### Data extract ###

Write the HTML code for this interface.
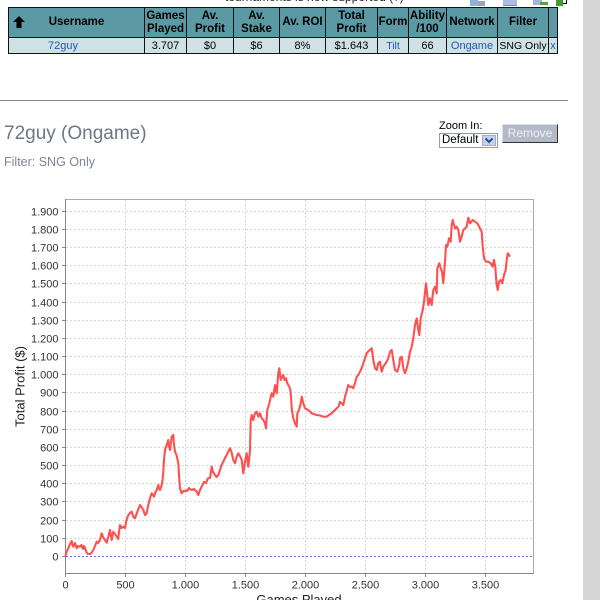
<!DOCTYPE html>
<html>
<head>
<meta charset="utf-8">
<style>
  html,body{margin:0;padding:0;}
  body{width:600px;height:600px;overflow:hidden;background:#fff;position:relative;font-family:"Liberation Sans",Arial,sans-serif;}
  .abs{position:absolute;}
  .tbl{position:absolute;left:8px;top:7px;width:550px;height:47px;background:#111;}
  .c{position:absolute;display:flex;align-items:center;justify-content:center;text-align:center;box-sizing:border-box;}
  .h{top:1px;height:29px;background:#5b9aa5;font-weight:bold;font-size:11.5px;line-height:13px;color:#000;}
  .d{top:31px;height:15px;background:#cfe1e5;font-size:11px;color:#000;}
  .lnk{color:#1f57b5;}
</style>
</head>
<body>

<div class="abs" style="left:225px;top:-10px;font-size:12px;color:#222;white-space:nowrap;">tournaments is now supported (<span class="lnk">?</span>)</div>

<div class="abs" style="left:470px;top:0;width:8px;height:6px;background:#8fb0d8;"></div>
<div class="abs" style="left:478px;top:1px;width:7px;height:5px;background:#9aa6b4;"></div>
<div class="abs" style="left:503px;top:0;width:14px;height:5px;background:#a8c0dc;border-bottom:1px solid #6f8fb5;"></div>
<div class="abs" style="left:533px;top:0;width:9px;height:5px;background:#9fb8d8;"></div>
<div class="abs" style="left:540px;top:2px;width:8px;height:3px;background:#4caa3c;"></div>
<div class="abs" style="left:556px;top:0;width:7px;height:6px;background:#3e9d2e;"></div>
<div class="abs" style="left:563px;top:0;width:3px;height:3px;border-right:1px solid #000;border-bottom:1px solid #000;"></div>

<div class="tbl">
  <div class="c h" style="left:1px;width:135px;">
    <svg class="abs" style="left:4px;top:8px;" width="12" height="13" viewBox="0 0 12 13"><polygon points="6,0 12,6 8.5,6 8.5,12 3.5,12 3.5,6 0,6" fill="#000"/></svg>
    <span>Username</span>
  </div>
  <div class="c h" style="left:137px;width:41px;">Games<br>Played</div>
  <div class="c h" style="left:179px;width:46px;">Av.<br>Profit</div>
  <div class="c h" style="left:226px;width:45px;">Av.<br>Stake</div>
  <div class="c h" style="left:272px;width:45px;">Av. ROI</div>
  <div class="c h" style="left:318px;width:51px;">Total<br>Profit</div>
  <div class="c h" style="left:370px;width:30px;">Form</div>
  <div class="c h" style="left:401px;width:37px;">Ability<br>/100</div>
  <div class="c h" style="left:439px;width:50px;">Network</div>
  <div class="c h" style="left:490px;width:50px;">Filter</div>
  <div class="c h" style="left:541px;width:8px;"></div>
  <div class="c d" style="left:1px;width:135px;justify-content:flex-start;padding-left:39px;"><span class="lnk">72guy</span></div>
  <div class="c d" style="left:137px;width:41px;">3.707</div>
  <div class="c d" style="left:179px;width:46px;">$0</div>
  <div class="c d" style="left:226px;width:45px;">$6</div>
  <div class="c d" style="left:272px;width:45px;">8%</div>
  <div class="c d" style="left:318px;width:51px;">$1.643</div>
  <div class="c d lnk" style="left:370px;width:30px;font-size:10.5px;">Tilt</div>
  <div class="c d" style="left:401px;width:37px;">66</div>
  <div class="c d lnk" style="left:439px;width:50px;">Ongame</div>
  <div class="c d" style="left:490px;width:50px;white-space:nowrap;font-size:10.5px;">SNG Only</div>
  <div class="c d lnk" style="left:541px;width:8px;">x</div>
</div>

<div class="abs" style="left:0;top:100px;width:568px;height:1px;background:#8a8a8a;"></div>

<div class="abs" style="left:4px;top:123px;font-size:19px;color:#6c7886;white-space:nowrap;">72guy (Ongame)</div>
<div class="abs" style="left:4px;top:155px;font-size:12.5px;color:#7d8690;white-space:nowrap;">Filter: SNG Only</div>

<div class="abs" style="left:439px;top:120px;font-size:11px;color:#000;white-space:nowrap;">Zoom In:</div>
<div class="abs" style="left:439px;top:133px;width:59px;height:15px;box-sizing:border-box;border:1px solid #8aa0b8;background:#fff;">
  <div class="abs" style="left:2px;top:0px;font-size:11.5px;color:#000;">Default</div>
  <div class="abs" style="left:42px;top:1px;width:14px;height:11px;background:#c3d3ee;border:1px solid #9ab0d0;box-sizing:border-box;"></div>
  <svg class="abs" style="left:44px;top:3px;" width="10" height="7"><polyline points="1.5,1.5 5,5 8.5,1.5" fill="none" stroke="#2d4d80" stroke-width="2"/></svg>
</div>
<div class="abs" style="left:502px;top:124px;width:56px;height:19px;box-sizing:border-box;background:#b2bac9;border-top:1px solid #d8dde6;border-left:1px solid #d8dde6;border-right:1px solid #333;border-bottom:1px solid #333;color:#eef1f6;font-size:12px;text-align:center;line-height:17px;">Remove</div>

<div class="abs" style="left:583px;top:0;width:17px;height:600px;background:#d6d6d6;"></div>

<svg class="abs" style="left:0;top:0;" width="600" height="600" viewBox="0 0 600 600" font-family="Liberation Sans, Arial, sans-serif">
  <rect x="65.5" y="199.5" width="468" height="374" fill="#fff" stroke="#aaaaaa" stroke-width="1"/>
  <g stroke="#d6d6d6" stroke-width="1" stroke-dasharray="2,2">
    <line x1="66" y1="538.5" x2="533" y2="538.5"/>
    <line x1="66" y1="520.5" x2="533" y2="520.5"/>
    <line x1="66" y1="501.5" x2="533" y2="501.5"/>
    <line x1="66" y1="483.5" x2="533" y2="483.5"/>
    <line x1="66" y1="465.5" x2="533" y2="465.5"/>
    <line x1="66" y1="447.5" x2="533" y2="447.5"/>
    <line x1="66" y1="429.5" x2="533" y2="429.5"/>
    <line x1="66" y1="411.5" x2="533" y2="411.5"/>
    <line x1="66" y1="392.5" x2="533" y2="392.5"/>
    <line x1="66" y1="374.5" x2="533" y2="374.5"/>
    <line x1="66" y1="356.5" x2="533" y2="356.5"/>
    <line x1="66" y1="338.5" x2="533" y2="338.5"/>
    <line x1="66" y1="320.5" x2="533" y2="320.5"/>
    <line x1="66" y1="302.5" x2="533" y2="302.5"/>
    <line x1="66" y1="283.5" x2="533" y2="283.5"/>
    <line x1="66" y1="265.5" x2="533" y2="265.5"/>
    <line x1="66" y1="247.5" x2="533" y2="247.5"/>
    <line x1="66" y1="229.5" x2="533" y2="229.5"/>
    <line x1="66" y1="211.5" x2="533" y2="211.5"/>
    <line x1="125.5" y1="200" x2="125.5" y2="573"/>
    <line x1="185.5" y1="200" x2="185.5" y2="573"/>
    <line x1="245.5" y1="200" x2="245.5" y2="573"/>
    <line x1="305.5" y1="200" x2="305.5" y2="573"/>
    <line x1="365.5" y1="200" x2="365.5" y2="573"/>
    <line x1="425.5" y1="200" x2="425.5" y2="573"/>
    <line x1="485.5" y1="200" x2="485.5" y2="573"/>
  </g>
  <line x1="66" y1="556.5" x2="533" y2="556.5" stroke="#6a6aff" stroke-width="1" stroke-dasharray="2,2"/>
  <line x1="65.5" y1="199" x2="65.5" y2="574" stroke="#888" stroke-width="1"/>
  <line x1="65" y1="573.5" x2="534" y2="573.5" stroke="#888" stroke-width="1"/>
  <g stroke="#888" stroke-width="1">
    <line x1="62" y1="556.5" x2="65" y2="556.5"/>
    <line x1="62" y1="538.5" x2="65" y2="538.5"/>
    <line x1="62" y1="520.5" x2="65" y2="520.5"/>
    <line x1="62" y1="501.5" x2="65" y2="501.5"/>
    <line x1="62" y1="483.5" x2="65" y2="483.5"/>
    <line x1="62" y1="465.5" x2="65" y2="465.5"/>
    <line x1="62" y1="447.5" x2="65" y2="447.5"/>
    <line x1="62" y1="429.5" x2="65" y2="429.5"/>
    <line x1="62" y1="411.5" x2="65" y2="411.5"/>
    <line x1="62" y1="392.5" x2="65" y2="392.5"/>
    <line x1="62" y1="374.5" x2="65" y2="374.5"/>
    <line x1="62" y1="356.5" x2="65" y2="356.5"/>
    <line x1="62" y1="338.5" x2="65" y2="338.5"/>
    <line x1="62" y1="320.5" x2="65" y2="320.5"/>
    <line x1="62" y1="302.5" x2="65" y2="302.5"/>
    <line x1="62" y1="283.5" x2="65" y2="283.5"/>
    <line x1="62" y1="265.5" x2="65" y2="265.5"/>
    <line x1="62" y1="247.5" x2="65" y2="247.5"/>
    <line x1="62" y1="229.5" x2="65" y2="229.5"/>
    <line x1="62" y1="211.5" x2="65" y2="211.5"/>
    <line x1="65.5" y1="574" x2="65.5" y2="577"/>
    <line x1="125.5" y1="574" x2="125.5" y2="577"/>
    <line x1="185.5" y1="574" x2="185.5" y2="577"/>
    <line x1="245.5" y1="574" x2="245.5" y2="577"/>
    <line x1="305.5" y1="574" x2="305.5" y2="577"/>
    <line x1="365.5" y1="574" x2="365.5" y2="577"/>
    <line x1="425.5" y1="574" x2="425.5" y2="577"/>
    <line x1="485.5" y1="574" x2="485.5" y2="577"/>
  </g>
  <g font-size="11" fill="#333" text-anchor="end">
    <text x="58.5" y="560.5">0</text>
    <text x="58.5" y="542.5">100</text>
    <text x="58.5" y="524.5">200</text>
    <text x="58.5" y="505.5">300</text>
    <text x="58.5" y="487.5">400</text>
    <text x="58.5" y="469.5">500</text>
    <text x="58.5" y="451.5">600</text>
    <text x="58.5" y="433.5">700</text>
    <text x="58.5" y="415.5">800</text>
    <text x="58.5" y="396.5">900</text>
    <text x="58.5" y="378.5">1.000</text>
    <text x="58.5" y="360.5">1.100</text>
    <text x="58.5" y="342.5">1.200</text>
    <text x="58.5" y="324.5">1.300</text>
    <text x="58.5" y="306.5">1.400</text>
    <text x="58.5" y="287.5">1.500</text>
    <text x="58.5" y="269.5">1.600</text>
    <text x="58.5" y="251.5">1.700</text>
    <text x="58.5" y="233.5">1.800</text>
    <text x="58.5" y="215.5">1.900</text>
  </g>
  <g font-size="11" fill="#333" text-anchor="middle">
    <text x="65.5" y="588.5">0</text>
    <text x="125.5" y="588.5">500</text>
    <text x="185.5" y="588.5">1.000</text>
    <text x="245.5" y="588.5">1.500</text>
    <text x="305.5" y="588.5">2.000</text>
    <text x="365.5" y="588.5">2.500</text>
    <text x="425.5" y="588.5">3.000</text>
    <text x="485.5" y="588.5">3.500</text>
  </g>
  <text x="299" y="604" font-size="13" fill="#222" text-anchor="middle">Games Played</text>
  <text transform="translate(24.5,386.5) rotate(-90)" font-size="13" fill="#222" text-anchor="middle">Total Profit ($)</text>

  <polyline fill="none" stroke="#ff5050" stroke-width="2.1" stroke-linejoin="round" points="
65.3,556.7 66.5,552 68.3,548.3 70,544 71.7,541 72.5,545 73.3,546.7 75,543 76.7,548.3 78,546 80,546.7 81.5,545 82.5,548 83.3,549 84,546 85,548 86.7,552.7 88,554 90,554 91.5,553 93.3,550 95,546 96.7,541.7 98,543 100,540 101,536 101.7,533.3 103,537 105,540 106.7,542.7 108,538 110,530 111,536 111.7,540 113.3,531.7 115,534 116.7,536.7 118.3,539 119,532 120,525 121.5,528 123.3,526.7 125,528 126.5,520 128.3,515 130,513 131.7,511.7 133.3,516.7 135,518.3 136.5,514 138,510 140,505 141.5,507 143.3,510 145,515 146.7,513.3 148,506 150,498.3 151.7,493.3 153,495 154,496.7 155.5,492 156.7,490 158.3,485 159,488 160,490 161.5,486 162.5,480 163.3,471.7 164,460 165,450 166.7,445 168.3,440 169,446 170,450 171,442 171.7,436.7 173.3,435 174,445 175,451.7 176.5,455 178.3,463.3 179,475 180,488.3 181.7,493.3 183.5,491 185,490.7 187,491 189,488 190,489.3 192,490 194,489 196.7,491.7 198.3,495 200,490 202,486 204,482 206,483 208,478.3 210,478 211.7,466.7 213,472 215,475 216.5,477 218.3,475 220,470 221.5,465 223.3,461.7 225,458 226.7,455 228.5,451 230,448.3 231.5,452 233.3,460 235,463.3 236.7,456.7 238.3,453.3 240,456 241.7,460 243.3,473.3 245,461.7 246.7,453.3 248.3,466.7 249.3,458 250,450 250.7,420 251.7,415 253.3,420 255,413.3 256.7,411.7 258.3,416.7 260,413.3 261.7,418.3 263.3,420 265,423.3 266,428.3 267.3,410 269.3,403.3 270.5,398 271.7,393.3 273.3,396.7 275,385 276.7,393.3 278.3,373.3 279.3,368.3 280.7,380 282,377 283.3,375 284.5,380 286,378.3 287.3,383.3 289.3,386.7 290.3,390 291,396.7 291.7,408.3 293.3,418.3 295,423.3 296.7,426.7 297.3,413.3 299,410 300.7,403.3 301.7,396.7 303.3,403.3 305,408.3 308.3,410 311.7,413.3 316.7,415 320,415.5 323.3,416.7 326.7,416.7 329,415 331.7,413.3 335,410 338.3,406.7 340,402 341.7,403.3 343.3,405 345,396.7 348.3,385 350,387 351.7,386.7 353.3,388.3 355,383 356.7,376.7 358.3,375 360,371.7 361.7,368 363.3,363.3 365,358 366.7,353.3 368.5,351 370,350 371.7,348.3 372.5,354 373.3,360 375,368.3 376.7,370 378.3,363.3 380,361.7 381.7,371.7 383.3,366.7 385,364 386.7,361.7 388.3,358.3 390,351.7 391.7,350 393.3,360 395,370 397.3,371.7 399.3,365 400,358.3 401.7,356.7 403.3,368.3 405,373.3 406.7,368.3 408.3,361.7 410,351.7 411.7,346.7 413.3,338.3 415,325 416.7,318.3 418.3,330 419.3,335 420.7,318.3 422.7,310 424,301.7 426,283.3 427.3,295 428.3,305 430,298.3 431.7,305 433.3,290 435,286.7 436.7,293.3 437.3,268.3 439.3,263.3 440.7,268.3 442,271.7 443.3,283.3 445,261.7 446,245 447.3,246.7 449,238.3 450.7,241.7 451.7,225 452.7,220 455,228.3 456.7,226.7 458.3,230 460,241.7 461.7,236.7 463.3,230 466.7,226.7 468.3,217.7 470,223.3 472.7,220 475,221.7 477.3,223.3 480,228.3 481.7,231.7 482.7,246.7 484,258.3 486,261.7 488.3,261.7 490.7,263.3 492.7,266.7 494,260 495.3,266.7 496,276.7 496.7,285 497.7,290 499,281.7 500.7,280 502.3,283.3 504,275 505.7,270 506.7,260 507.7,253.3 509,255 510,256.7"/>
</svg>

</body>
</html>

###

_Task requirements_
Take the material above from its first line through the line holding "solid #000;border-bottom:1px solid" and set it down exactly, without the pictures.

_Reply to the exercise_
Write the HTML code for this interface.
<!DOCTYPE html>
<html>
<head>
<meta charset="utf-8">
<style>
  html,body{margin:0;padding:0;}
  body{width:600px;height:600px;overflow:hidden;background:#fff;position:relative;font-family:"Liberation Sans",Arial,sans-serif;}
  .abs{position:absolute;}
  .tbl{position:absolute;left:8px;top:7px;width:550px;height:47px;background:#111;}
  .c{position:absolute;display:flex;align-items:center;justify-content:center;text-align:center;box-sizing:border-box;}
  .h{top:1px;height:29px;background:#5b9aa5;font-weight:bold;font-size:11.5px;line-height:13px;color:#000;}
  .d{top:31px;height:15px;background:#cfe1e5;font-size:11px;color:#000;}
  .lnk{color:#1f57b5;}
</style>
</head>
<body>

<div class="abs" style="left:225px;top:-10px;font-size:12px;color:#222;white-space:nowrap;">tournaments is now supported (<span class="lnk">?</span>)</div>

<div class="abs" style="left:470px;top:0;width:8px;height:6px;background:#8fb0d8;"></div>
<div class="abs" style="left:478px;top:1px;width:7px;height:5px;background:#9aa6b4;"></div>
<div class="abs" style="left:503px;top:0;width:14px;height:5px;background:#a8c0dc;border-bottom:1px solid #6f8fb5;"></div>
<div class="abs" style="left:533px;top:0;width:9px;height:5px;background:#9fb8d8;"></div>
<div class="abs" style="left:540px;top:2px;width:8px;height:3px;background:#4caa3c;"></div>
<div class="abs" style="left:556px;top:0;width:7px;height:6px;background:#3e9d2e;"></div>
<div class="abs" style="left:563px;top:0;width:3px;height:3px;border-right:1px solid #000;border-bottom:1px solid #000;"></div>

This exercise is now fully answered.